In terms of complex systems implementation, reconfigurable fpga s circuits are now part of the mainstream thanks to their flexibility, performance and high number of integrated resources. fpga s enter new fields of applications such as aeronautics, military, automotive or confined control thanks to their ability to be remotely updated. However, these fields of applications correspond to harsh environments (cosmic radiation, ionizing, electromagnetic noise) and with high fault-tolerance requirements. We proposed a complete framework to design reconfigurable architecture supporting fault-tolerance mitigation schemes. The proposed framework enables simulation, validation of mitigation operations, but also the scaling of architecture resources. The proposed model was validated thanks to a physical implementation of the fault-tolerant reconfigurable platform. Results have shown the effectiveness of the framework [39] and confirmed the potential of dynamically reconfigurable architectures for supporting fault-tolerance in embedded systems.

Low-Power Architectures

Wakeup Time and Wakeup Energy Estimation in Power-Gated Logic Clusters

Participants : Olivier Sentieys, Vivek D. Tovinakere.

Run-time power gating for aggressive leakage reduction has brought into focus the cost of mode transition overheads due to frequent switching between sleep and active modes of circuit operation. In order to design circuits for effective power gating, logic circuits must be characterized for overheads they present during mode transitions. We have proposed a method to determine steady-state virtual-supply voltage in active mode and hence present a model for virtual-supply voltage in terms of basic circuit parameters. Further, we derived expressions for the estimation of two mode transition overheads: wakeup time and wakeup energy for a power-gated logic cluster using the proposed model. Experimental results of application of the model to ISCAS85 benchmark circuits show that wakeup time may be estimated within a low average error across large variation in sleep transistor sizes and variation in circuit sizes with significant speedup in computation time compared to transistor-level circuit simulations [73] .

Arithmetic Operators for Cryptography

Participants : Arnaud Tisserand, Emmanuel Casseau, Thomas Chabrier, Danuta Pamula, Karim Bigou, Franck Bucheron, Jérémie Métairie.

Arithmetic Operators for Fast and Secure Cryptography

Electrical activity variations in a circuit are one of the information leakage used in side channel attacks. In [65] , we present 𝔽 2 m finite-field multipliers with reduced activity variations for asymmetric cryptography. Useful activity of typical multiplication algorithms is evaluated. The results show strong shapes, which can be used as a small source of information leakage. We propose modified multiplication algorithms and architectures to reduce useful activity variations. Useful activity has been evaluated using accurate FPGA emulation and activity counters at every operation cycle. Measurement analysis shows that the implemented multiplication algorithms (classical, Montgomery and Mastrovito) lead to specific shapes for the curve of activity variations which may be used as a small source of information leakage for some side channel attacks. We proposed modifications of selected 𝔽 2 m multipliers to reduce this information leakage source at two levels: architecture level by removing activity peaks due to control (e.g. reset at initialization) and algorithmic level by modifying the shape of the activity variations curve. Due to very low-level optimizations there is no significant area and delay overhead.

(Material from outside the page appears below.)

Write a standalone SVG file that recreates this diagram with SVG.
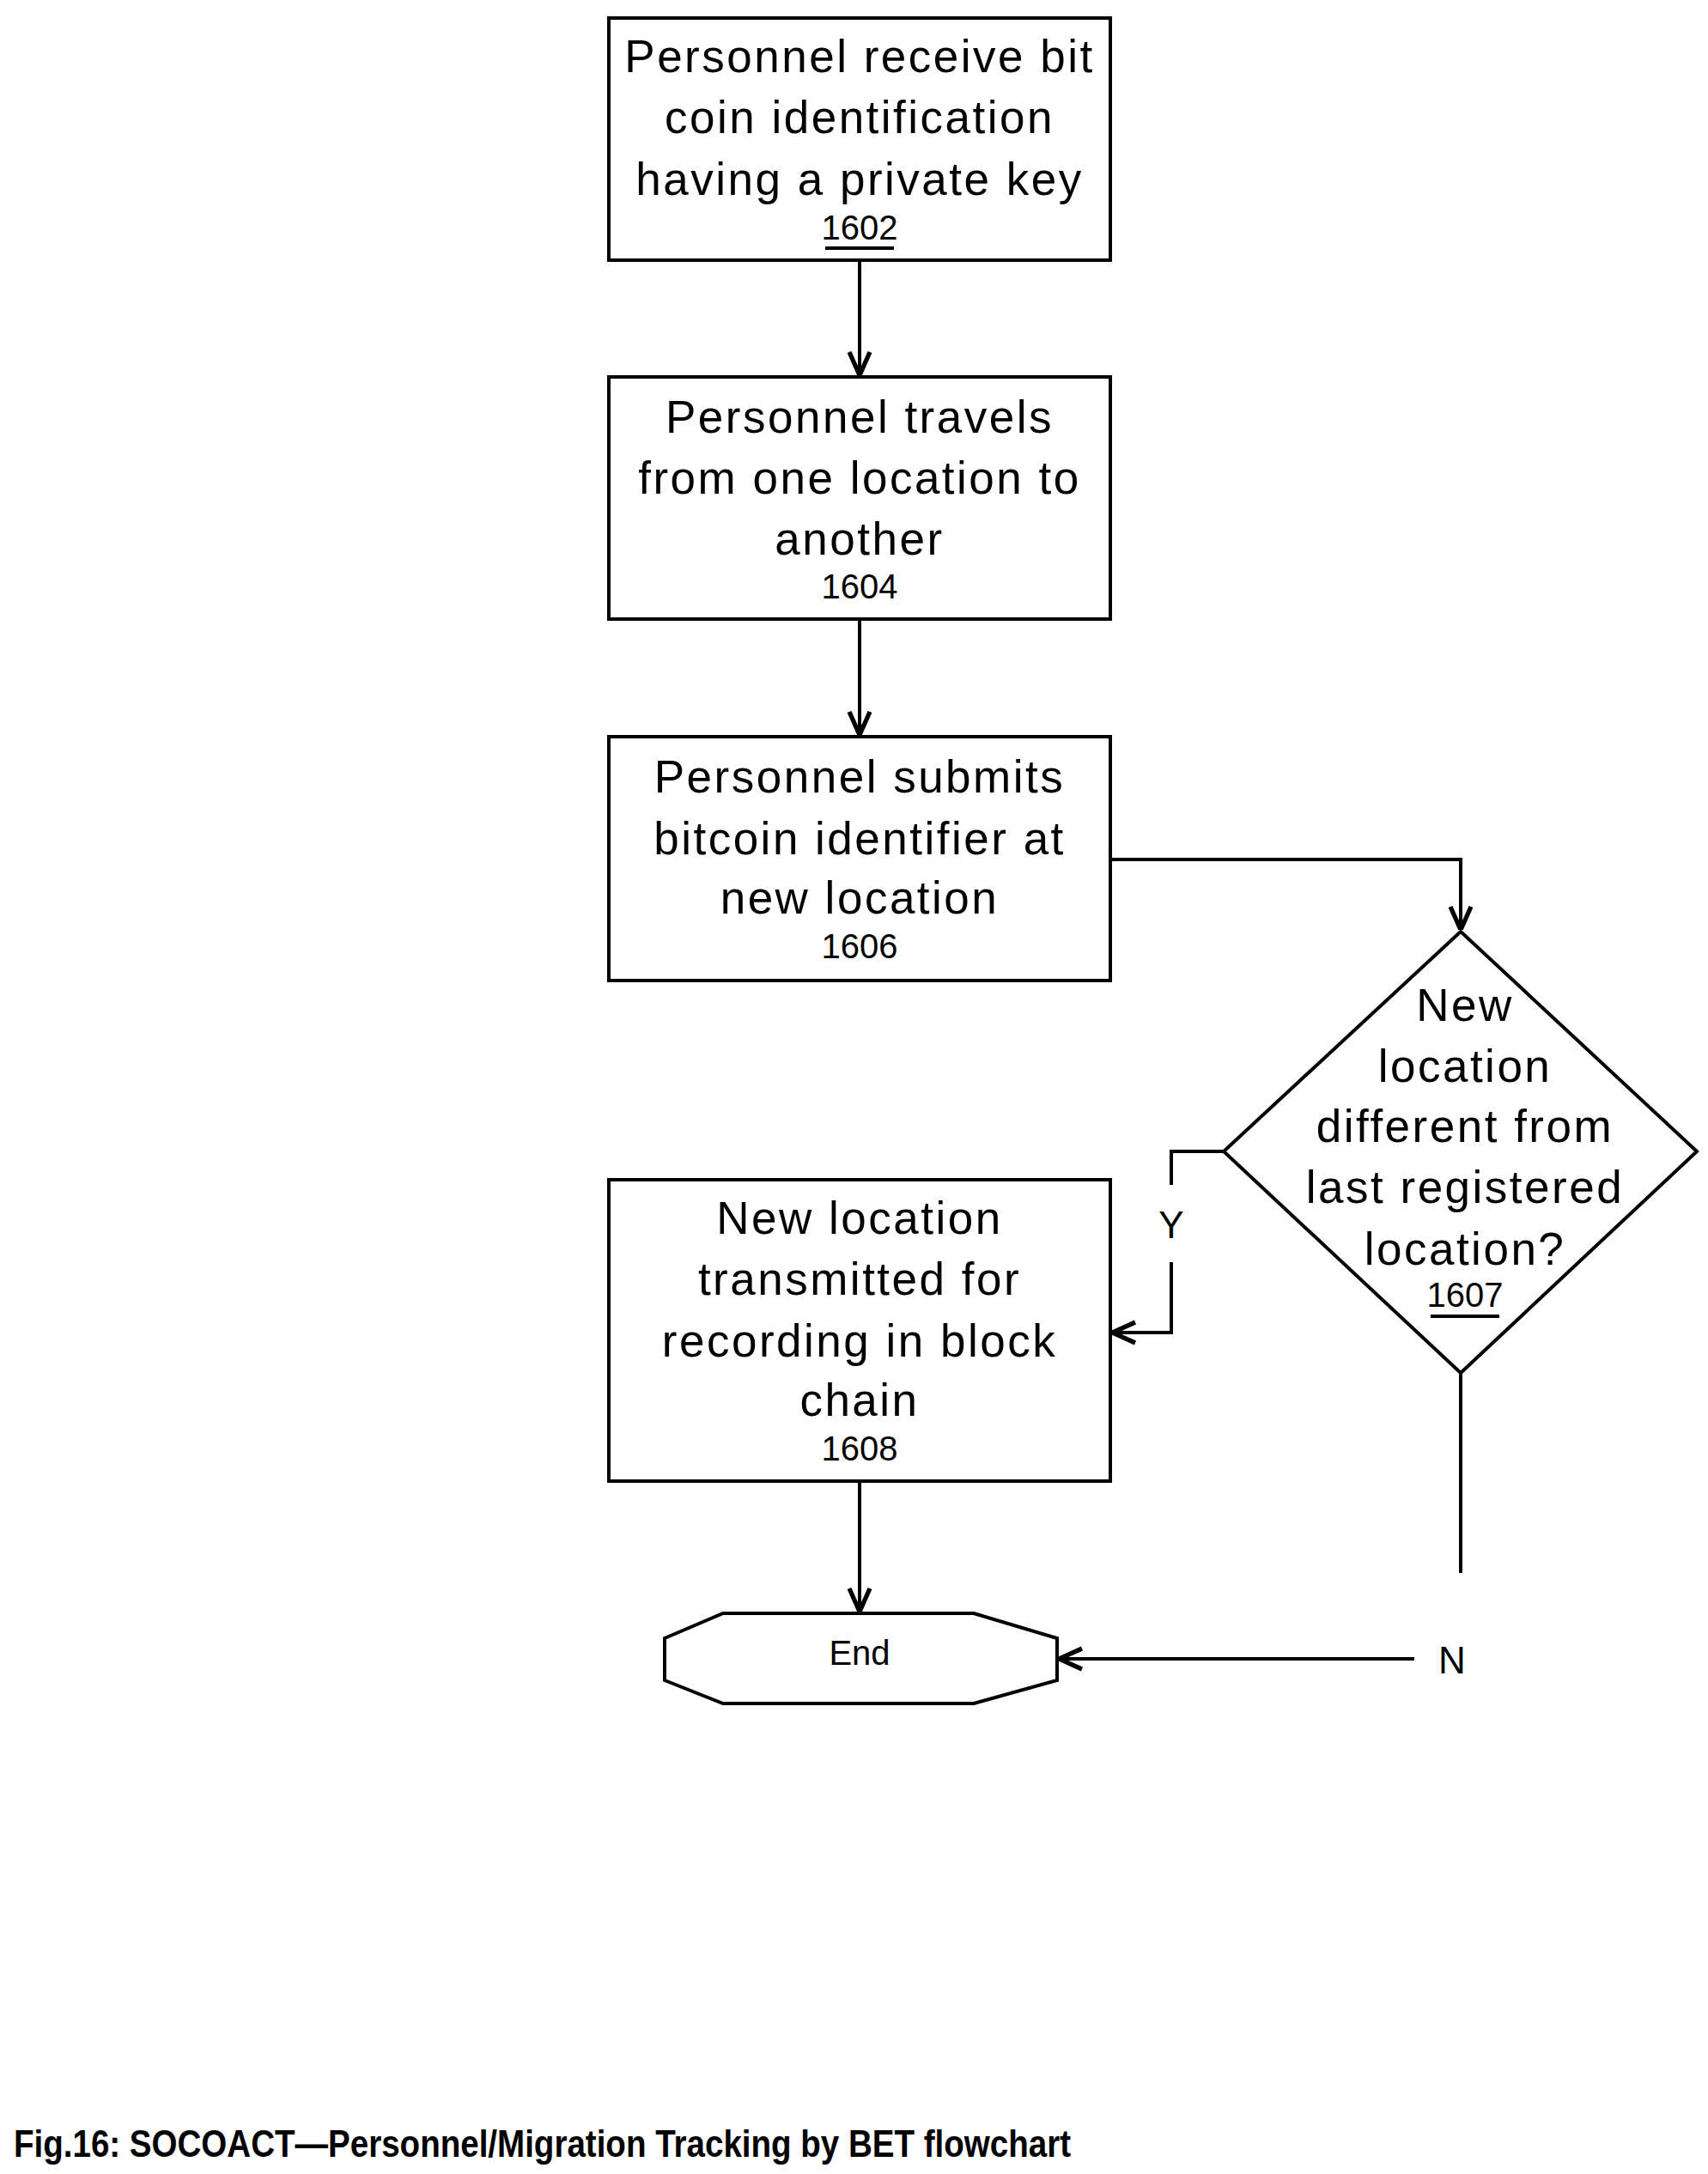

Paper [64] presents overview of the most interesting 𝔽 2 m multiplication algorithms and proposes efficient hardware solutions applicable to elliptic curve cryptosystems. It focuses on fields of size m=233, one of the sizes recommended by NIST (National Institute of Standards and Technology). We perform an analysis of most popular algorithms used for multiplication over finite fields; suggest efficient hardware solutions and point advantages and disadvantages of each algorithm. The article overviews and compares classic, Mastrovito and Montgomery multipliers. Hardware solutions presented here, implement their modified versions to gain on efficiency of the solutions. Moreover we try to present a fair comparison with existing solutions. The designs presented here are targeted to FPGA devices.

ECC Processor with Protections Against SCA

A dedicated processor for elliptic curve cryptography (ECC) is under development. Functional units for arithmetic operations in 𝔽 2 m and 𝔽 p finite fields and 160–600-bit operands have been developed for FPGA implementation. Several protection methods against side channel attacks (SCA) have been studied. The use of some number systems, especially very redundant ones, allows one to change the way some computations are performed and then their effects on side channel traces.

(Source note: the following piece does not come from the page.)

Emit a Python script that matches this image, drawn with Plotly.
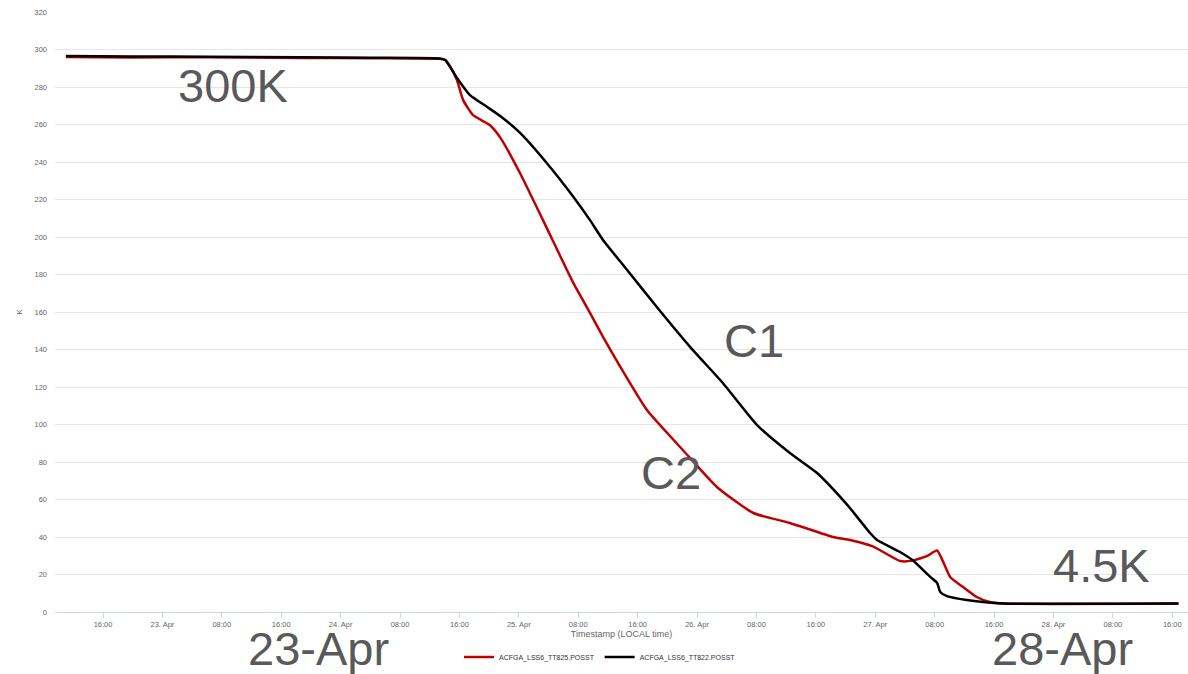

3D Heterogeneous SoC Design

Participants : Quang-Hai Khuat, Hoa Le, Sébastien Pillement, Emmanuel Casseau, Antoine Courtay, Daniel Chillet, Olivier Sentieys.

A three-dimensional system-on-chip is an SoC in which two or more layers of dies are stacked vertically into a single circuit and integrated within a single package. 3D stacking is an emerging solution that provides a new dimension in performance by reducing the distances that signals need to travel between the different blocks of a system. Interconnects in future technologies are known to be a major bottleneck for performance and power. In this context, 3D implementations can help alleviate the performance and power overheads of on-chip wiring.

In the context of 3D SoC, we have developed a spatio-temporal scheduling algorithm for 3D architecture composed of two layers: i) a homogenous Chip MultiProcessor (CMP) layer and ii) a homogeneous embedded Field-Programmable Gate Array (eFPGA) layer, interconnected by through-silicon vias (TSVs), thus ensuring tight coupling between software tasks on processors and associated hardware accelerators on the eFPGA. We extended the Proportionate-fair (Pfair) algorithm to tackle 3D heterogeneous multiprocessors. Unlike Pfair, our algorithm copes with task dependencies and global communication cost. Communication cost is computed by summing not only point-to-point/direct communication cost, but also memory cost. Our algorithm favours direct communication onto the eFPGA layer, but uses shared memory when direct communications are not possible [61] , [75] , [74] .